While all eyes were on the American economy Thursday ahead of the Federal Reserve’s much-anticipated interest rate decision, emerging markets were also anxious, fearful over the effects of a surging dollar and capital outflows. And some emerging countries have enough troubles as it is.

“Panic and turmoil” face such economies when the Fed raises interest rates, said World Bank Chief Economist Kaushik Basu this month in a Financial Times interview. “It will cause some immediate turbulence.”

But emerging markets dodged a bullet -- the Fed chose to leave rates unchanged Thursday, citing in its statement "global economic and financial developments."

The year had already been a painful one for many emerging economies. The slowdown in China has raised fears over flagging demand from the world’s second-largest economy. Meanwhile, tanking commodity prices are weighing heavily on countries from Malaysia to Brazil.

The MSCI Index of emerging markets was down nearly 15 percent over the past three months, which were marked by increasing volatility.

Two factors make a rate hike in the U.S. particularly unwelcome to countries like South Africa and Turkey, whose currencies buckled in anticipation of Thursday’s much-awaited decision.

First, higher interest rates strengthen the dollar against other global currencies and attract capital away from emerging markets, which saw about $4.5 trillion in gross inflows between 2009 and 2013. If that tide begins to ebb, governments will struggle to fund their liabilities and businesses could starve for investment.

Second is the gargantuan pile of credit denominated in dollars that weighs on government and corporate accounts the world over.

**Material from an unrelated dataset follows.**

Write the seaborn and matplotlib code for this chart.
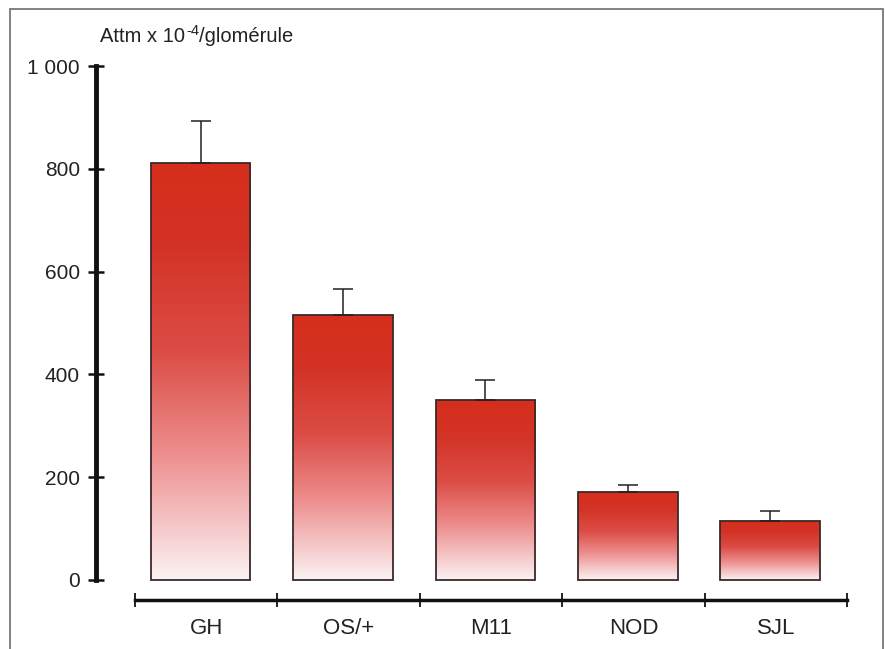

Ultra-low interest rates have led borrowers to take trillions of dollars in debt tied to the dollar. When interest rates rise, many of those debts could become unsustainable.

That glut of dollar-denominated credit has even led some to ponder a global debt crisis spurred by ripple effects of a rate hike. Credit market volatility in advance of the Fed’s decision was not “isolated tremors,” Bank for International Settlements official Claudio Borio said recently, “but the release of pressure that has gradually accumulated over the years along major fault lines.”

But as New York University economist Nouriel Roubini has argued, many emerging market countries’ own domestic woes far outweigh any impact felt from the U.S. Federal Reserve. “Some will suffer more than others,” Roubini wrote in an op-ed, “but, with a few exceptions lacking systemic importance, widespread distress and crises need not occur.”

In fact, it was the uncertainty over a rate hike more than the hike itself that bothered some emerging nations' central bankers in the leadup to the Fed’s decision. Officials in Peru, Indonesia and Mexico all indicated that when it comes to a Fed rate hike, the sooner the better.

In part, that’s because raising interest rates sends a signal to the rest of the world that the U.S. economy is in good spirits. And greater demand from the U.S. would be a welcome tonic for countries smarting from China’s recent stumbles.